GOAL OF THE EXERCISE
Print the listing below in its entirety, character for character.

===== PROVIDED RECORDS =====

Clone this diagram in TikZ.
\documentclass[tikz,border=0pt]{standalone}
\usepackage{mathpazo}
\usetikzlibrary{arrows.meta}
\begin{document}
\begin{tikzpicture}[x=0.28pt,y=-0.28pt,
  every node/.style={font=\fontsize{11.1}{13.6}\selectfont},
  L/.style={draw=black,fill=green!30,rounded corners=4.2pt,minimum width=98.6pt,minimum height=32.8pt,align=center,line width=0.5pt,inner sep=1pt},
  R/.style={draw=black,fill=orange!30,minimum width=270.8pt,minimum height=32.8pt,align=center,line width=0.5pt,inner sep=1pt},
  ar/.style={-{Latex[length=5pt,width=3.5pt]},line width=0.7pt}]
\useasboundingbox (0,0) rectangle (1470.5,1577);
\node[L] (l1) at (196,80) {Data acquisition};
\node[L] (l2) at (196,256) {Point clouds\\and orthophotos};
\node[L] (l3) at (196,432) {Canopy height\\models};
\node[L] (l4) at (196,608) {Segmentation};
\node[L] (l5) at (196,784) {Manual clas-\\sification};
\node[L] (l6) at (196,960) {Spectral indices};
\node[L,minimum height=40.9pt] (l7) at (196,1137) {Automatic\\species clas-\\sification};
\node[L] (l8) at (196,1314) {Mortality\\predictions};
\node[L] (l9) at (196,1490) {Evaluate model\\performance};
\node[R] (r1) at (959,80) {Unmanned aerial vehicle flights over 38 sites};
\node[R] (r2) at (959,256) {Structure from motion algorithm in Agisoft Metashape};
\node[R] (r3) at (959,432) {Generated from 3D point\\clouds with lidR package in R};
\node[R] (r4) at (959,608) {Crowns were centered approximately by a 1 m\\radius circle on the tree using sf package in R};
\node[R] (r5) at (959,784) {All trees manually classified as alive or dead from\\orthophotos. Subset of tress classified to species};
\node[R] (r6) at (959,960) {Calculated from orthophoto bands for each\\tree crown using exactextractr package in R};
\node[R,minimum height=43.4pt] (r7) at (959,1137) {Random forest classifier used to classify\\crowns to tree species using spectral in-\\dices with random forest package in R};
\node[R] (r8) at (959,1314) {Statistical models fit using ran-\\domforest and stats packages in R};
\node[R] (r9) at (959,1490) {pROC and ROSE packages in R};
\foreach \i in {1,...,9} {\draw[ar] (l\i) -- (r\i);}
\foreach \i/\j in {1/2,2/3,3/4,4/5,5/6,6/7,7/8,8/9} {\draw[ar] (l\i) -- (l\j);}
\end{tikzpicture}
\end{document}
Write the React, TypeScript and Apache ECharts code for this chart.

=====

EXERCISE ANSWER
Clone this diagram in TikZ.
\documentclass[tikz,border=0pt]{standalone}
\usepackage{mathpazo}
\usetikzlibrary{arrows.meta}
\begin{document}
\begin{tikzpicture}[x=0.28pt,y=-0.28pt,
  every node/.style={font=\fontsize{11.1}{13.6}\selectfont},
  L/.style={draw=black,fill=green!30,rounded corners=4.2pt,minimum width=98.6pt,minimum height=32.8pt,align=center,line width=0.5pt,inner sep=1pt},
  R/.style={draw=black,fill=orange!30,minimum width=270.8pt,minimum height=32.8pt,align=center,line width=0.5pt,inner sep=1pt},
  ar/.style={-{Latex[length=5pt,width=3.5pt]},line width=0.7pt}]
\useasboundingbox (0,0) rectangle (1470.5,1577);
\node[L] (l1) at (196,80) {Data acquisition};
\node[L] (l2) at (196,256) {Point clouds\\and orthophotos};
\node[L] (l3) at (196,432) {Canopy height\\models};
\node[L] (l4) at (196,608) {Segmentation};
\node[L] (l5) at (196,784) {Manual clas-\\sification};
\node[L] (l6) at (196,960) {Spectral indices};
\node[L,minimum height=40.9pt] (l7) at (196,1137) {Automatic\\species clas-\\sification};
\node[L] (l8) at (196,1314) {Mortality\\predictions};
\node[L] (l9) at (196,1490) {Evaluate model\\performance};
\node[R] (r1) at (959,80) {Unmanned aerial vehicle flights over 38 sites};
\node[R] (r2) at (959,256) {Structure from motion algorithm in Agisoft Metashape};
\node[R] (r3) at (959,432) {Generated from 3D point\\clouds with lidR package in R};
\node[R] (r4) at (959,608) {Crowns were centered approximately by a 1 m\\radius circle on the tree using sf package in R};
\node[R] (r5) at (959,784) {All trees manually classified as alive or dead from\\orthophotos. Subset of tress classified to species};
\node[R] (r6) at (959,960) {Calculated from orthophoto bands for each\\tree crown using exactextractr package in R};
\node[R,minimum height=43.4pt] (r7) at (959,1137) {Random forest classifier used to classify\\crowns to tree species using spectral in-\\dices with random forest package in R};
\node[R] (r8) at (959,1314) {Statistical models fit using ran-\\domforest and stats packages in R};
\node[R] (r9) at (959,1490) {pROC and ROSE packages in R};
\foreach \i in {1,...,9} {\draw[ar] (l\i) -- (r\i);}
\foreach \i/\j in {1/2,2/3,3/4,4/5,5/6,6/7,7/8,8/9} {\draw[ar] (l\i) -- (l\j);}
\end{tikzpicture}
\end{document}
Write the React, TypeScript and Apache ECharts code for this chart.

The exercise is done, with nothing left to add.